I didn’t start out as a runner. I was a walker. I walked because I quit smoking and didn’t want to gain 500 pounds. My daughter came along for the ride. We didn’t think about running. But one day we decided to run for a block. Then it was run a block, walk a block. Pretty soon we just connected the dots and before we knew what was happening, we were running. My husband suggested a race. We laughed. He had run a few races himself years earlier and suggested the Renaissance Run. We reluctantly agreed to give it a try. No winners here, but we were hooked. More 5Ks followed. I ran a 10K leg of a marathon which for me led to doing a half and then the full. For me it was a natural progression. Not for my daughter. She did start running halfs and finally did one full marathon. That was it for her. She has bragging rights. I did five full marathons before menopause stepped in and stopped me in my tracks. I now am content to run halfs. I do have a competitive streak though that comes out whenever someone mentions training for a full. I get edgy. But honestly, I am happy to complete a half marathon. No ultras for me.
I get up and head out for a run three to four days a week. I have been sick and injured –probably just about every injury a runner can have including a broken ankle which happened on a run. Once I’m healed, I am back plodding down the road. Sometimes it is hard to get out the door, so occasionally I don’t. I skip it. But the next day, there I am, running. Running just makes me feel happy — sometimes just at the end of the run. So, yes, Mr. Parent, I can relate to you. Some runs are just not fun, but hopefully they are adding years to my life.
The other article I read was about dressing your age. Most of it I liked. Be trendy — carefully. I’m not 16 anymore. No leggings as pants. Agreed. But then the author (I didn’t catch her name) basically said no tights even with dresses. Disagree. I don’t care for pantyhose. That feels like it ages me unnecessarily. Kate Middleton may get away with it, but no thanks.

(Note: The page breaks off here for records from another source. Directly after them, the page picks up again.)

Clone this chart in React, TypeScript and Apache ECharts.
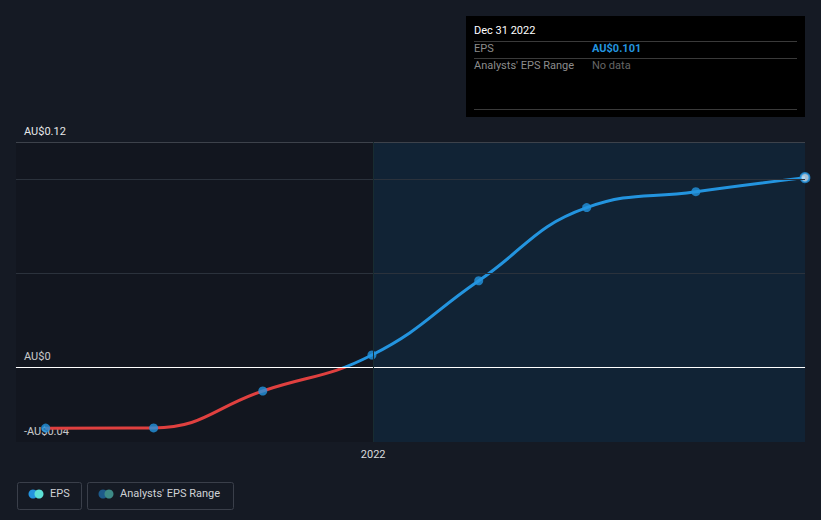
import React, { useEffect, useRef } from "react";
import * as echarts from "echarts";

const periods = [
  "2021-03-31",
  "2021-06-30",
  "2021-09-30",
  "2021-12-31",
  "2022-03-31",
  "2022-06-30",
  "2022-09-30",
  "2022-12-31",
];
const epsValues = [-0.0326, -0.0325, -0.0128, 0.0064, 0.046, 0.085, 0.0935, 0.101];
const yTickLabels: Record<string, string> = { "-0.04": "-AU$0.04", "0": "AU$0", "0.12": "AU$0.12" };
const xTickLabel = "2022";
const gridValues = [0.05, 0.1];

const BG = "#151a24";
const RED = "#e0403f";
const BLUE = "#2394df";

export default function App() {
  const ref = useRef<HTMLDivElement>(null);
  useEffect(() => {
    const chart = echarts.init(ref.current!, null, { renderer: "svg" });
    const t = (s: string) => new Date(s + "T00:00:00Z").getTime();
    const xMin = t("2021-03-06");
    const xMax = t("2022-12-31");
    const split = t("2022-01-01");
    const data = periods.map((p, i) => [t(p), epsValues[i]]);

    chart.setOption({
      animation: false,
      backgroundColor: BG,
      grid: { left: 16, right: 16, top: 142, bottom: 78 },
      xAxis: {
        type: "value",
        min: xMin,
        max: xMax,
        axisLine: { show: true, lineStyle: { color: "#3d424b", width: 1 } },
        axisTick: { show: false },
        axisLabel: { show: false },
        splitLine: { show: false },
      },
      yAxis: {
        type: "value",
        min: -0.04,
        max: 0.12,
        interval: 0.04,
        axisLine: { show: false },
        axisTick: { show: false },
        splitLine: { show: false },
        axisLabel: {
          inside: true,
          verticalAlign: "bottom",
          margin: 8,
          padding: [0, 0, 5, 0],
          color: "#e6e7e9",
          fontFamily: "Roboto",
          fontSize: 11,
          formatter: (v: number) => {
            const k = String(Math.round(v * 100) / 100);
            return yTickLabels[k] ?? "";
          },
        },
      },
      series: [
        {
          type: "line",
          data,
          smooth: 0.45,
          symbol: "none",
          lineStyle: { width: 3, color: BLUE },
          z: 3,
          markArea: {
            silent: true,
            data: [
              [{ xAxis: xMin, itemStyle: { color: "rgba(0,0,0,0.13)" } }, { xAxis: split }],
              [{ xAxis: split, itemStyle: { color: "#112335" } }, { xAxis: xMax }],
            ],
          },
          markLine: {
            silent: true,
            symbol: "none",
            label: { show: false },
            data: [
              ...gridValues.map((v) => ({ yAxis: v, lineStyle: { color: "#2b323c", width: 1, type: "solid" } })),
              { yAxis: 0.12, lineStyle: { color: "#3d424b", width: 1, type: "solid" } },
              { yAxis: 0, lineStyle: { color: "#ffffff", width: 1, type: "solid" } },
              {
                xAxis: split,
                lineStyle: { color: "#182c31", width: 1, type: "solid" },
                label: {
                  show: true,
                  position: "start",
                  formatter: xTickLabel,
                  color: "#d9dbde",
                  fontFamily: "Roboto",
                  fontSize: 11,
                  distance: 7,
                },
              },
            ],
          },
        },
        {
          type: "scatter",
          clip: true,
          data: data.map((d, i) =>
            i === data.length - 1
              ? { value: d, itemStyle: { color: "#cfe8fb", borderColor: BLUE, borderWidth: 2 } }
              : { value: d }
          ),
          symbolSize: 9,
          itemStyle: { color: BLUE },
          z: 4,
        },
      ],
      graphic: [
        { type: "text", right: 24, top: 148, style: { text: "Actual", fill: "#ffffff", font: "11px Roboto" } },
        { type: "rect", shape: { x: 466, y: 16, width: 339, height: 101 }, style: { fill: "#000000" } },
        { type: "text", x: 474, y: 25, style: { text: "Dec 31 2022", fill: "#ffffff", font: "11px Roboto" } },
        { type: "line", shape: { x1: 474, y1: 41.5, x2: 797, y2: 41.5 }, style: { stroke: "#3a3a3a", lineWidth: 1 } },
        { type: "text", x: 474, y: 43, style: { text: "EPS", fill: "#8c8c8c", font: "11px Roboto" } },
        { type: "text", x: 592, y: 43, style: { text: "AU$0.101", fill: BLUE, font: "bold 11px Roboto" } },
        { type: "line", shape: { x1: 474, y1: 58.5, x2: 797, y2: 58.5 }, style: { stroke: "#3a3a3a", lineWidth: 1 } },
        { type: "text", x: 474, y: 60, style: { text: "Analysts' EPS Range", fill: "#8c8c8c", font: "11px Roboto" } },
        { type: "text", x: 592, y: 60, style: { text: "No data", fill: "#666666", font: "11px Roboto" } },
        { type: "line", shape: { x1: 474, y1: 109.5, x2: 797, y2: 109.5 }, style: { stroke: "#3a3a3a", lineWidth: 1 } },
        { type: "rect", shape: { x: 17.5, y: 482.5, width: 64, height: 27, r: 2 }, style: { fill: "none", stroke: "#3a3f4a", lineWidth: 1 } },
        { type: "circle", shape: { cx: 33, cy: 494, r: 4.5 }, style: { fill: BLUE } },
        { type: "circle", shape: { cx: 39, cy: 494, r: 4.5 }, style: { fill: "#5ce0d6" } },
        { type: "text", x: 50, y: 488, style: { text: "EPS", fill: "#cfd2d6", font: "11px Roboto" } },
        { type: "rect", shape: { x: 87.5, y: 482.5, width: 146, height: 27, r: 2 }, style: { fill: "none", stroke: "#3a3f4a", lineWidth: 1 } },
        { type: "circle", shape: { cx: 103, cy: 494, r: 4.5 }, style: { fill: "#1d5a8a" } },
        { type: "circle", shape: { cx: 109, cy: 494, r: 4.5 }, style: { fill: "#3d8a86" } },
        { type: "text", x: 120, y: 488, style: { text: "Analysts' EPS Range", fill: "#cfd2d6", font: "11px Roboto" } },
      ],
    });

    // Red below zero, blue above: a hard-stop gradient placed at the axis' zero pixel.
    const top = chart.convertToPixel({ gridIndex: 0 }, [xMin, 0.12])[1];
    const bottom = chart.convertToPixel({ gridIndex: 0 }, [xMin, -0.04])[1];
    const zeroY = chart.convertToPixel({ gridIndex: 0 }, [xMin, 0])[1];
    const f = (zeroY - top) / (bottom - top);
    chart.setOption({
      series: [
        {
          lineStyle: {
            color: new echarts.graphic.LinearGradient(
              0, top, 0, bottom,
              [
                { offset: 0, color: BLUE },
                { offset: f, color: BLUE },
                { offset: f, color: RED },
                { offset: 1, color: RED },
              ],
              true
            ),
          },
        },
      ],
    });
    return () => chart.dispose();
  }, []);
  return <div ref={ref} style={{ position: "fixed", left: 0, top: 0, width: 821, height: 520 }} />;
}
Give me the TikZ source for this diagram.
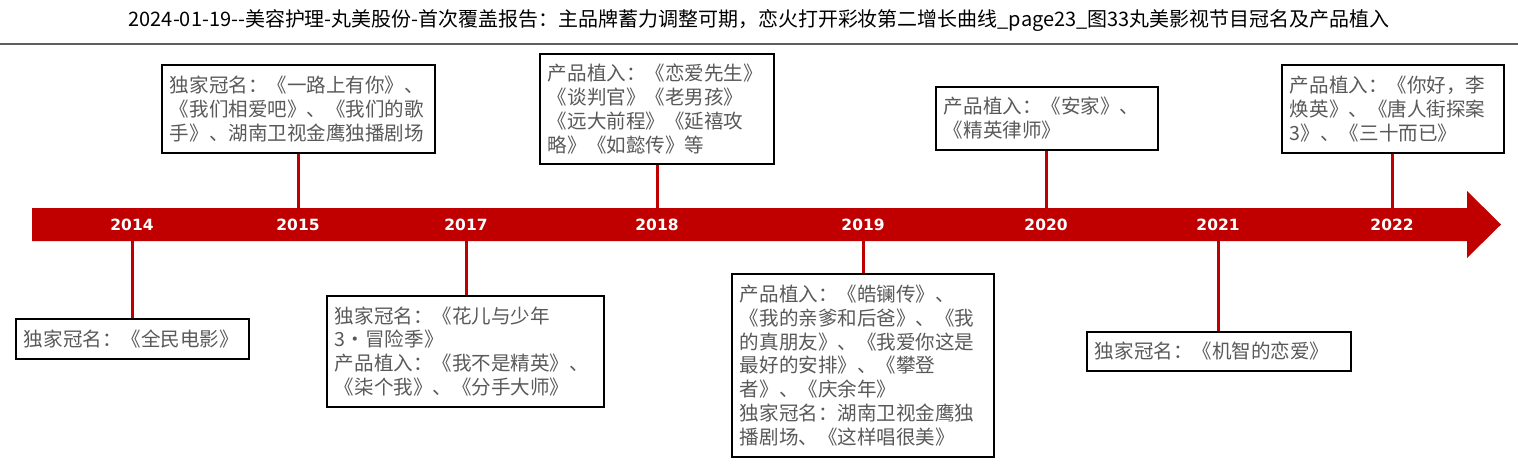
\documentclass[tikz,border=0pt]{standalone}
\usepackage{fontspec}
\newfontfamily\cjk{Noto Sans CJK SC}
\newfontfamily\yearfont{DejaVu Sans}

\definecolor{bandred}{HTML}{C00000}
\definecolor{boxtext}{HTML}{595959}
\definecolor{ruleline}{HTML}{5F5F5F}

\newcommand*{\bandleft}{32}
\newcommand*{\bandtop}{208}
\newcommand*{\bandbot}{241}
\newcommand*{\headx}{1467}
\newcommand*{\tipx}{1501}

\begin{document}
\begin{tikzpicture}
[
	infobox/.style={draw,line width=0.05cm,text=boxtext,align=left,inner xsep=0.2cm,inner ysep=0.05cm,font=\cjk\fontsize{13.9pt}{17pt}\selectfont},
	yearlbl/.style={text=white,inner sep=0pt,minimum height=0.825cm,font=\yearfont\bfseries\fontsize{11pt}{13pt}\selectfont},
	conn/.style={bandred,line width=0.075cm},
	x=0.025cm,y=-0.025cm
]

	\useasboundingbox (0,0) rectangle (1518,463);

	% title
	\node[font=\cjk\fontsize{14.2pt}{16pt}\selectfont] (title) at (759,20) {2024-01-19--美容护理-丸美股份-首次覆盖报告：主品牌蓄力调整可期，恋火打开彩妆第二增长曲线\_page23\_图33丸美影视节目冠名及产品植入};
	\draw[ruleline,line width=0.06cm] (0,44) -- (1518,44);

	% band
	\fill[bandred] (\bandleft,\bandtop) -- (\headx,\bandtop) -- (\headx,191) -- (\tipx,224.5) -- (\headx,258) -- (\headx,\bandbot) -- (\bandleft,\bandbot) -- cycle;

	% years
	\node[yearlbl] (y2014) at (132,224.5) {2014};
	\node[yearlbl] (y2015) at (298,224.5) {2015};
	\node[yearlbl] (y2017) at (466,224.5) {2017};
	\node[yearlbl] (y2018) at (657,224.5) {2018};
	\node[yearlbl] (y2019) at (863,224.5) {2019};
	\node[yearlbl] (y2020) at (1046,224.5) {2020};
	\node[yearlbl] (y2021) at (1218,224.5) {2021};
	\node[yearlbl] (y2022) at (1392,224.5) {2022};

	% boxes
	\node[infobox,text width=5.425cm,minimum height=1cm] (b2014) at (132.5,339) {独家冠名：《全民电影》};
	\node[infobox,text width=6.425cm,minimum height=2.2cm] (b2015) at (298.5,109) {独家冠名：《一路上有你》、\\《我们相爱吧》、《我们的歌\\手》、湖南卫视金鹰独播剧场};
	\node[infobox,text width=6.525cm,minimum height=2.775cm] (b2017) at (465.5,351.5) {独家冠名：《花儿与少年\\3·冒险季》\\产品植入：《我不是精英》、\\《柒个我》、《分手大师》};
	\node[infobox,text width=5.45cm,minimum height=2.75cm] (b2018) at (657,109) {产品植入：《恋爱先生》\\《谈判官》《老男孩》\\《远大前程》《延禧攻\\略》《如懿传》等};
	\node[infobox,text width=6.15cm,minimum height=4.575cm] (b2019) at (863,365.5) {产品植入：《皓镧传》、\\《我的亲爹和后爸》、《我\\的真朋友》、《我爱你这是\\最好的安排》、《攀登\\者》、《庆余年》\\独家冠名：湖南卫视金鹰独\\播剧场、《这样唱很美》};
	\node[infobox,text width=5.15cm,minimum height=1.575cm] (b2020) at (1047,118.5) {产品植入：《安家》、\\《精英律师》};
	\node[infobox,text width=6.2cm,minimum height=0.975cm] (b2021) at (1219,351.5) {独家冠名：《机智的恋爱》};
	\node[infobox,text width=5.15cm,minimum height=2.2cm] (b2022) at (1393,109) {产品植入：《你好，李\\焕英》、《唐人街探案\\3》、《三十而已》};

	% connectors
	\draw[conn] (y2014.south) -- (y2014.south |- b2014.north);
	\draw[conn] (y2015.north) -- (y2015.north |- b2015.south);
	\draw[conn] (y2017.south) -- (y2017.south |- b2017.north);
	\draw[conn] (y2018.north) -- (y2018.north |- b2018.south);
	\draw[conn] (y2019.south) -- (y2019.south |- b2019.north);
	\draw[conn] (y2020.north) -- (y2020.north |- b2020.south);
	\draw[conn] (y2021.south) -- (y2021.south |- b2021.north);
	\draw[conn] (y2022.north) -- (y2022.north |- b2022.south);

\end{tikzpicture}
\end{document}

She argues against athleisure wear. I understand that on some level, but I will still wear my sweat pants to Wal-Mart. I don’t have chic athletic wear anyway. It’s all sweats and race shirts for me. Reluctantly agreed. She may have a point.
She really lost me on skirt length. No mini skirts. I don’t wear mini skirts, but she suggested midi skirts. Definitely not agreed. I am short and a little chunky. Midis make me look even more uneven. Then she went farther to suggest wearing pumps with it. Is she crazy? That just seems like a really dated look, like one my mom wore. I wear my skirts just at the top of my knee. I don’t think they’re too short. My friends might disagree, but they’ve never laughed in my face.
Maybe I don’t want to acknowledge my age. I’m old enough to be a grandmother, but am not one yet. I don’t want to look or dress like a grandma. Or act like one. I know that grandmas can still run and travel and have fun. I know that I am ridiculous.
I plan on running my half marathons and wearing above the knee length dresses. I want to live a healthy, long life. While there may be no more marathons, there will certainly be no midis. Maybe if I live to 100, I will wear longer skirts. But maybe I won’t.